→ WRITTEN INSTRUCTION:
Print the listing from its top line through the line containing "65, 75, 85];", nothing more, and leave out the pictures.

→ INFORMATION PROVIDED:
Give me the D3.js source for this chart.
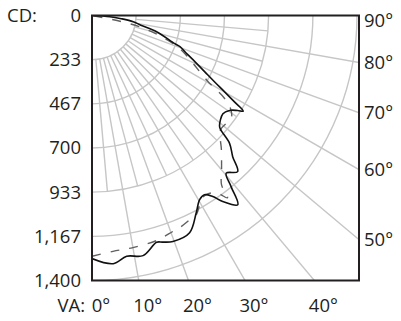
<!DOCTYPE html>
<html><head><meta charset="utf-8">
<script src="https://cdn.jsdelivr.net/npm/d3@7"></script>
<style>body{margin:0;background:#fff}</style>
</head><body>
<script>
// ---- data ----
const cdTicks = [0, 233, 467, 700, 933, 1167, 1400];
const cdLabels = ["0", "233", "467", "700", "933", "1,167", "1,400"];
const vaTicks = [0, 10, 20, 30, 40];
const vaLabels = ["0°", "10°", "20°", "30°", "40°"];
const sideTicks = [90, 80, 70, 60, 50];
const sideLabels = ["90°", "80°", "70°", "60°", "50°"];
const spokeMajor = [10, 20, 30, 40, 50, 60, 70, 80];
const spokeMinor = [5, 15, 25, 35, 45, 55, 65, 75, 85];

const solidAngle = [0, 4.9, 8.2, 12, 15.9, 17.3, 19.7, 24.2, 27.8, 30.3, 32.1, 33.7, 35.1, 37.6, 39.1, 40.4, 43, 44.9, 47.1, 48.5, 49.2, 53.1, 55.4, 56.9, 57.7, 58.7, 60, 61.5, 63.4, 65.8, 68, 70.5, 71.2, 75.9, 78.8, 81.5, 83.8, 86.2, 90];
const solidCd    = [1284, 1316, 1285, 1297, 1246, 1254, 1268, 1258, 1180, 1127, 1118, 1150, 1201, 1262, 1165, 1094, 1128, 1053, 992, 905, 890, 865, 883, 919, 945, 884, 812, 739, 668, 597, 541, 493, 462, 352, 263, 220, 155, 95, 0];

const dashAngle = [0, 5.1, 10, 16, 20.6, 22.4, 25.6, 27.6, 30.7, 32.5, 35.1, 36.6, 37.4, 40, 43.9, 48.3, 51.8, 53.9, 56.2, 58, 60.4, 64.8, 69.4, 72.8, 76.2, 78.3, 79];
const dashCd    = [1272, 1251, 1245, 1237, 1218, 1213, 1196, 1188, 1132, 1122, 1145, 1200, 1127, 1065, 986, 909, 911, 912, 880, 825, 703, 587, 494, 390, 276, 156, 0];

// ---- layout ----
const W = 401, H = 321;
const ox = 92, oy = 15.5, bw = 267, bh = 265;
const r = d3.scaleLinear().domain([0, 1400]).range([0, 265]);
const yCd = d3.scaleLinear().domain([0, 1400]).range([oy, oy + 265]);
const rad = d => d * Math.PI / 180;
const px = (a, c) => ox + r(c) * Math.sin(rad(a));
const py = (a, c) => oy + r(c) * Math.cos(rad(a));

const svg = d3.select("body").append("svg").attr("width", W).attr("height", H);
svg.append("defs").append("clipPath").attr("id", "box")
  .append("rect").attr("x", ox).attr("y", oy).attr("width", bw).attr("height", bh);

const grid = svg.append("g").attr("clip-path", "url(#box)")
  .attr("fill", "none").attr("stroke", "#c6c6c6").attr("stroke-width", 1.4);

// arcs
cdTicks.slice(1).forEach(v => {
  const p = d3.path();
  p.moveTo(ox + r(v), oy);
  p.arc(ox, oy, r(v), 0, Math.PI / 2);
  grid.append("path").attr("d", p.toString());
});
// spokes
spokeMajor.forEach(a => {
  grid.append("line").attr("x1", px(a, 233)).attr("y1", py(a, 233))
    .attr("x2", px(a, 3000)).attr("y2", py(a, 3000));
});
spokeMinor.forEach(a => {
  grid.append("line").attr("x1", px(a, 233)).attr("y1", py(a, 233))
    .attr("x2", px(a, 933)).attr("y2", py(a, 933));
});

// curves
const curve = (angles, cds) => d3.line()
  .x(i => px(angles[i], cds[i])).y(i => py(angles[i], cds[i]))
  .curve(d3.curveCatmullRom.alpha(0.5))(d3.range(angles.length));
const plot = svg.append("g").attr("clip-path", "url(#box)").attr("fill", "none");
plot.append("path").attr("d", curve(dashAngle, dashCd))
  .attr("stroke", "#606060").attr("stroke-width", 1.4).attr("stroke-dasharray", "9,10");
plot.append("path").attr("d", curve(solidAngle, solidCd))
  .attr("stroke", "#111").attr("stroke-width", 1.6).attr("stroke-linejoin", "round");

// frame
svg.append("rect").attr("x", ox).attr("y", oy).attr("width", bw).attr("height", bh)
  .attr("fill", "none").attr("stroke", "#231f20").attr("stroke-width", 2);

// labels
const font = "'Open Sans', 'Liberation Sans', sans-serif";
const txt = svg.append("g").attr("font-family", font).attr("font-size", 18.5).attr("fill", "#231f20");
txt.append("text").attr("x", 7).attr("y", oy).attr("dy", "0.35em").text("CD:");
cdTicks.forEach((v, i) => {
  txt.append("text").attr("x", 81).attr("y", yCd(v)).attr("dy", "0.35em")
    .attr("text-anchor", "end").text(cdLabels[i]);
});
sideTicks.forEach((a, i) => {
  const yy = Math.max(oy + bw / Math.tan(rad(a)), 20.5);
  txt.append("text").attr("x", 364).attr("y", yy).attr("dy", "0.35em").text(sideLabels[i]);
});
txt.append("text").attr("x", 85).attr("y", 306).attr("dy", "0.35em").attr("text-anchor", "end").text("VA:");
vaTicks.forEach((a, i) => {
  txt.append("text").attr("x", ox + bh * Math.tan(rad(a)) + 9).attr("y", 306).attr("dy", "0.35em")
    .attr("text-anchor", "middle").text(vaLabels[i]);
});
</script>
</body></html>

→ REPLY TO THE TASK:
Give me the D3.js source for this chart.
<!DOCTYPE html>
<html><head><meta charset="utf-8">
<script src="https://cdn.jsdelivr.net/npm/d3@7"></script>
<style>body{margin:0;background:#fff}</style>
</head><body>
<script>
// ---- data ----
const cdTicks = [0, 233, 467, 700, 933, 1167, 1400];
const cdLabels = ["0", "233", "467", "700", "933", "1,167", "1,400"];
const vaTicks = [0, 10, 20, 30, 40];
const vaLabels = ["0°", "10°", "20°", "30°", "40°"];
const sideTicks = [90, 80, 70, 60, 50];
const sideLabels = ["90°", "80°", "70°", "60°", "50°"];
const spokeMajor = [10, 20, 30, 40, 50, 60, 70, 80];
const spokeMinor = [5, 15, 25, 35, 45, 55, 65, 75, 85];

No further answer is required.